▸ **Dataset section**
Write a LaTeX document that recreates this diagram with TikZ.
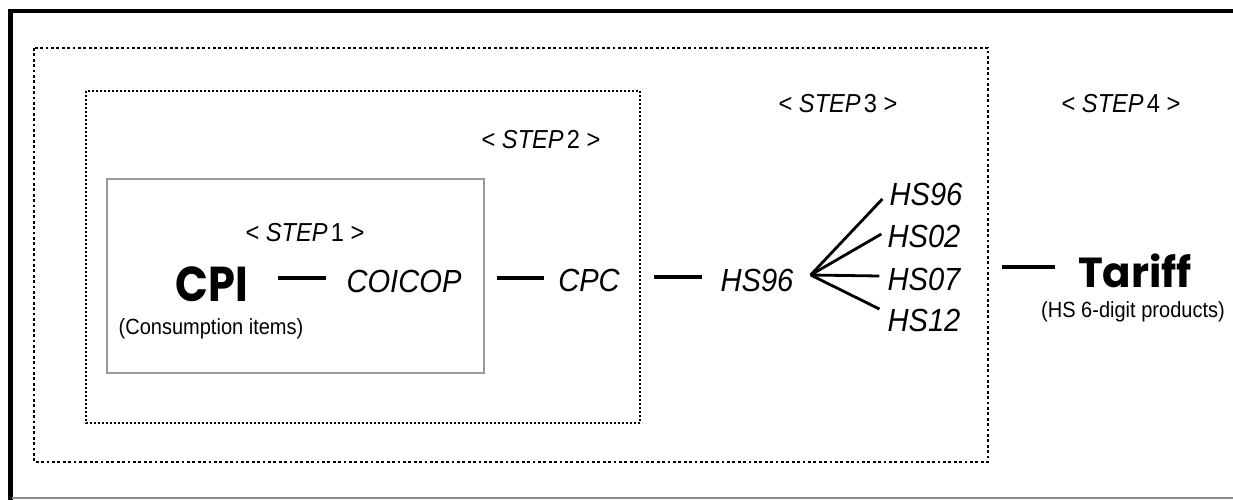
\documentclass[tikz,border=0pt]{standalone}
\usepackage{fontspec}
\usepackage{graphicx}
\setmainfont{Liberation Sans}[FakeStretch=0.91]
\newfontfamily\geofont{Poppins}
\usetikzlibrary{calc}

\begin{document}
\begin{tikzpicture}[x=1pt,y=-1pt,
  every node/.style={inner sep=0pt, text depth=0pt},
  term/.style={font=\fontsize{32}{36}\selectfont\itshape, text height=22.9pt},
  steplabel/.style={font=\fontsize{26}{30}\selectfont, text height=18.6pt},
  note/.style={font=\fontsize{22}{26}\selectfont, text height=15.8pt},
  headline/.style={font=\geofont\bfseries\fontsize{#1}{#1}\selectfont, text height=0.7*#1 pt},
  link/.style={line width=3.4pt},
  fanline/.style={line width=2.8pt},
  outerdots/.style={line width=2.8pt, dash pattern=on 2.8pt off 2.6pt},
  innerdots/.style={line width=2pt, dash pattern=on 2pt off 2pt},
]
% canvas
\fill[white] (0,0) rectangle (1233,500);
\useasboundingbox (0,0) rectangle (1233,500);

% page frame
\draw[line width=4.5pt] (10.5,500) |- (1233,11);
\draw[black!45, line width=2pt] (12,498) -- (1233,498);

% nested step regions
\draw[outerdots] (34,48) rectangle (988,462);
\draw[innerdots] (86,91) rectangle (640,423);
\draw[black!40, line width=1.5pt] (107,179) rectangle (484,373);

% step labels
\node[steplabel] (s1) at (305,232) {< \textit{STEP}\hspace{0.12em}1 >};
\node[steplabel] (s2) at (541,139) {< \textit{STEP}\hspace{0.12em}2 >};
\node[steplabel] (s3) at (838,103) {< \textit{STEP}\hspace{0.12em}3 >};
\node[steplabel] (s4) at (1121,103) {< \textit{STEP}\hspace{0.12em}4 >};

% classification chain
\node[headline=49] (cpi) at (212,284.5) {\scalebox{0.88}[1]{CPI}};
\node[note] (cpinote) at (211,327) {(Consumption items)};
\node[term] (coicop) at (404,281.5) {COICOP};
\node[term] (cpc) at (589,280) {CPC};
\node[term] (hs) at (757,280) {HS96};

\node[term] (hsa) at (926,194) {HS96};
\node[term] (hsb) at (924,236) {HS02};
\node[term] (hsc) at (924,279.5) {HS07};
\node[term] (hsd) at (924,320.5) {HS12};

\node[headline=42] (tariff) at (1135,273) {Tariff};
\node[note] (tariffnote) at (1133,310) {(HS 6-digit products)};

% connectors
\draw[link] ([xshift=30pt,yshift=6.5pt]cpi.east) -- ([xshift=-20pt,yshift=3.5pt]coicop.west);
\draw[link] ([xshift=35pt,yshift=3.5pt]coicop.east) -- ([xshift=-14pt,yshift=2pt]cpc.west);
\draw[link] ([xshift=34pt,yshift=3pt]cpc.east) -- ([xshift=-18pt,yshift=3pt]hs.west);

\coordinate (fan) at ([xshift=17pt,yshift=5pt]hs.east);
\draw[fanline] (fan) -- ([xshift=-7pt,yshift=-5pt]hsa.west);
\draw[fanline] (fan) -- ([xshift=-6pt,yshift=2pt]hsb.west);
\draw[fanline] (fan) -- ([xshift=-8pt,yshift=3.5pt]hsc.west);
\draw[fanline] (fan) -- ([xshift=-8pt,yshift=11.5pt]hsd.west);

\coordinate (tariffin) at (1002,267);
\draw[link] (tariffin) -- ([xshift=-23pt,yshift=6pt]tariff.west);
\end{tikzpicture}
\end{document}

▸ **Problem**
Copy every line of the data exactly as written, excluding the pictures.

▸ **Result of this task**
Write a LaTeX document that recreates this diagram with TikZ.
\documentclass[tikz,border=0pt]{standalone}
\usepackage{fontspec}
\usepackage{graphicx}
\setmainfont{Liberation Sans}[FakeStretch=0.91]
\newfontfamily\geofont{Poppins}
\usetikzlibrary{calc}

\begin{document}
\begin{tikzpicture}[x=1pt,y=-1pt,
  every node/.style={inner sep=0pt, text depth=0pt},
  term/.style={font=\fontsize{32}{36}\selectfont\itshape, text height=22.9pt},
  steplabel/.style={font=\fontsize{26}{30}\selectfont, text height=18.6pt},
  note/.style={font=\fontsize{22}{26}\selectfont, text height=15.8pt},
  headline/.style={font=\geofont\bfseries\fontsize{#1}{#1}\selectfont, text height=0.7*#1 pt},
  link/.style={line width=3.4pt},
  fanline/.style={line width=2.8pt},
  outerdots/.style={line width=2.8pt, dash pattern=on 2.8pt off 2.6pt},
  innerdots/.style={line width=2pt, dash pattern=on 2pt off 2pt},
]
% canvas
\fill[white] (0,0) rectangle (1233,500);
\useasboundingbox (0,0) rectangle (1233,500);

% page frame
\draw[line width=4.5pt] (10.5,500) |- (1233,11);
\draw[black!45, line width=2pt] (12,498) -- (1233,498);

% nested step regions
\draw[outerdots] (34,48) rectangle (988,462);
\draw[innerdots] (86,91) rectangle (640,423);
\draw[black!40, line width=1.5pt] (107,179) rectangle (484,373);

% step labels
\node[steplabel] (s1) at (305,232) {< \textit{STEP}\hspace{0.12em}1 >};
\node[steplabel] (s2) at (541,139) {< \textit{STEP}\hspace{0.12em}2 >};
\node[steplabel] (s3) at (838,103) {< \textit{STEP}\hspace{0.12em}3 >};
\node[steplabel] (s4) at (1121,103) {< \textit{STEP}\hspace{0.12em}4 >};

% classification chain
\node[headline=49] (cpi) at (212,284.5) {\scalebox{0.88}[1]{CPI}};
\node[note] (cpinote) at (211,327) {(Consumption items)};
\node[term] (coicop) at (404,281.5) {COICOP};
\node[term] (cpc) at (589,280) {CPC};
\node[term] (hs) at (757,280) {HS96};

\node[term] (hsa) at (926,194) {HS96};
\node[term] (hsb) at (924,236) {HS02};
\node[term] (hsc) at (924,279.5) {HS07};
\node[term] (hsd) at (924,320.5) {HS12};

\node[headline=42] (tariff) at (1135,273) {Tariff};
\node[note] (tariffnote) at (1133,310) {(HS 6-digit products)};

% connectors
\draw[link] ([xshift=30pt,yshift=6.5pt]cpi.east) -- ([xshift=-20pt,yshift=3.5pt]coicop.west);
\draw[link] ([xshift=35pt,yshift=3.5pt]coicop.east) -- ([xshift=-14pt,yshift=2pt]cpc.west);
\draw[link] ([xshift=34pt,yshift=3pt]cpc.east) -- ([xshift=-18pt,yshift=3pt]hs.west);

\coordinate (fan) at ([xshift=17pt,yshift=5pt]hs.east);
\draw[fanline] (fan) -- ([xshift=-7pt,yshift=-5pt]hsa.west);
\draw[fanline] (fan) -- ([xshift=-6pt,yshift=2pt]hsb.west);
\draw[fanline] (fan) -- ([xshift=-8pt,yshift=3.5pt]hsc.west);
\draw[fanline] (fan) -- ([xshift=-8pt,yshift=11.5pt]hsd.west);

\coordinate (tariffin) at (1002,267);
\draw[link] (tariffin) -- ([xshift=-23pt,yshift=6pt]tariff.west);
\end{tikzpicture}
\end{document}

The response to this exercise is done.